Saturday, December 28, 2013

The Mondo Slam

     Lady luck is one hell of a dancer.
     Lottery Saturday for both Western States 100 and Hardrock 100 landed on the same day this year. I get too stressed watching it on the computer or even being inside during these things. My yearly plan is to go out, run, and when I'm good and ready, come home and check. Last year I was outside when my phone rang and I instinctively answered it to a "Congratulations on getting into Hardrock!" voice from a dear friend.
     This year I went for the group run at Seven Hill Running Shop. 10 miles of trails in the freezing December weather while the lottery nonsense was going on. I was winding down post run when my phone began to blow up. I ignored it but I knew something was up. Finally I answered when the third call from "Home" came in. "You are IN!" Jane excitedly shouted. "You were picked 167th out of 170!" Well, goddamn... about time. This was my fifth attempt to get into Western States and now I was finally in. I drove home feeling great. I opened the door and Jane said, "You should probably check your email." I did. I also got chosen for Hardrock. Gulp, pause. Blink, blink.
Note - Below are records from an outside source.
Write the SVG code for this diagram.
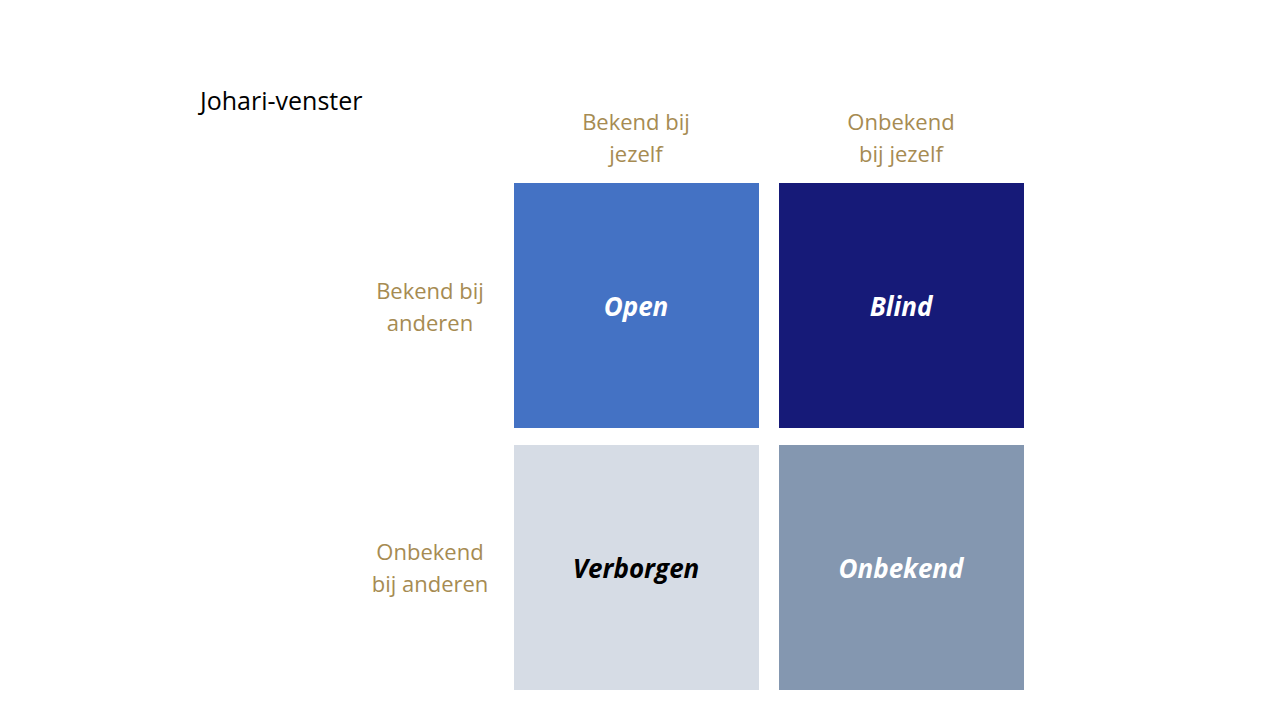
<svg xmlns="http://www.w3.org/2000/svg" width="1280" height="720" viewBox="0 0 1280 720">
<style>
.lbl{font-family:"Open Sans","Liberation Sans",sans-serif;font-size:22px;fill:#A68B52;text-anchor:middle}
.box{font-family:"Open Sans","Liberation Sans",sans-serif;font-size:26px;font-weight:bold;font-style:italic;text-anchor:middle}
</style>
<rect width="1280" height="720" fill="#fff"/>
<text x="200" y="110" font-family="'Open Sans','Liberation Sans',sans-serif" font-size="25" fill="#000">Johari-venster</text>
<g id="col-labels">
<text class="lbl" x="636" y="130">Bekend bij</text>
<text class="lbl" x="636" y="162">jezelf</text>
<text class="lbl" x="901" y="130">Onbekend</text>
<text class="lbl" x="901" y="162">bij jezelf</text>
</g>
<g id="row-labels">
<text class="lbl" x="430" y="299">Bekend bij</text>
<text class="lbl" x="430" y="331">anderen</text>
<text class="lbl" x="430" y="560">Onbekend</text>
<text class="lbl" x="430" y="592">bij anderen</text>
</g>
<g id="open"><rect x="514" y="183" width="245" height="245" fill="#4472C4"/><text class="box" x="636" y="316" fill="#fff">Open</text></g>
<g id="blind"><rect x="779" y="183" width="245" height="245" fill="#161A78"/><text class="box" x="901" y="316" fill="#fff">Blind</text></g>
<g id="verborgen"><rect x="514" y="445" width="245" height="245" fill="#D6DCE5"/><text class="box" x="636" y="578" fill="#000">Verborgen</text></g>
<g id="onbekend"><rect x="779" y="445" width="245" height="245" fill="#8497B0"/><text class="box" x="901" y="578" fill="#fff">Onbekend</text></g>
<g id="connectors"/>
</svg>
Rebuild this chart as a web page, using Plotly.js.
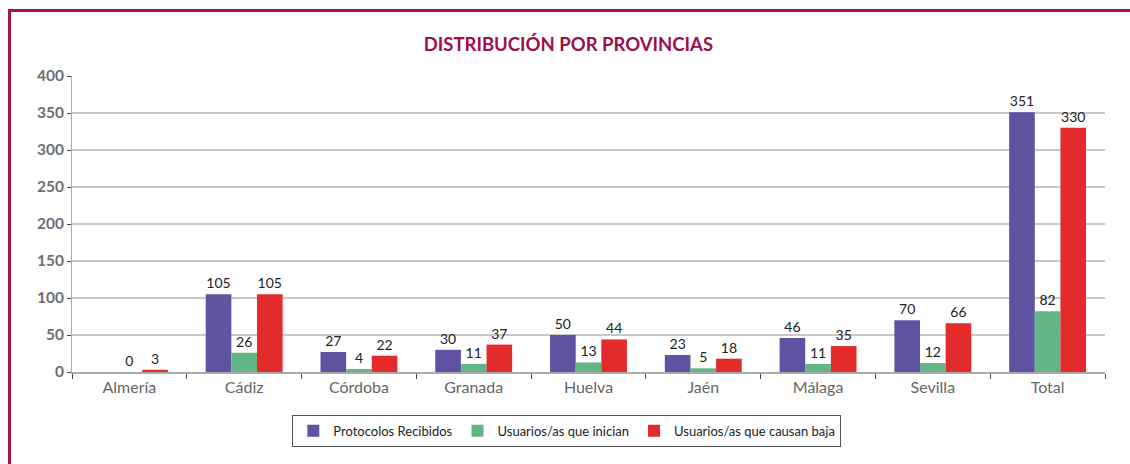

     When planning the year one hopes to get into the big lottery races but realistically you have to build an alternate plan. My big race for 2014 was going to be UTMB. A 100 mile race around Mont Blanc in France, Italy, Switzerland and back to France in late August. The lottery for UTMB is in January and the field is around 2,300 runners. Much better odds than HR or WS. My family has begun to get really excited about going to Europe in August then this oddity of luck strikes with the lottery gods aiming at me. What is a boy to do? Western States is HUGE and I've always wanted to race it. Hardrock is my muse, my dream race. Western States is exactly 13 days before Hardrock. What about UTMB? Oh the mental clutter! Stop. Give it time to settle. Sit on it. Wait. Decisions will be made once the UTMB lottery is held in January but during this settling period Jane asked me,"If this was your last year of running, what would you do?" I said, "No question. I'd do them all!" She gave me her calm look of approval (she really wants to go to France). I really like the way she thinks.
     Welcome to the Mondo Slam. Western States (to be raced with reckless abandon), then go directly to Hardrock where I will attempt to recover, acclimate and finish upright. Seven weeks later race UTMB. If I finish all three races, I'll make myself a Mondo Slam trophy to put in my closet.
     The thought of racing Western States put the fear in me so I signed up at the last minute to race the Deception Pass 25k (Rainshadow Running event) on Saturday Dec. 14th. 16 miles is a sprint on really scenic, technical trails. It only took 2 hours and 7 minutes. Good enough for 2nd place and the Master's Course Record. Fun times. Lucky to be able to do the things I do.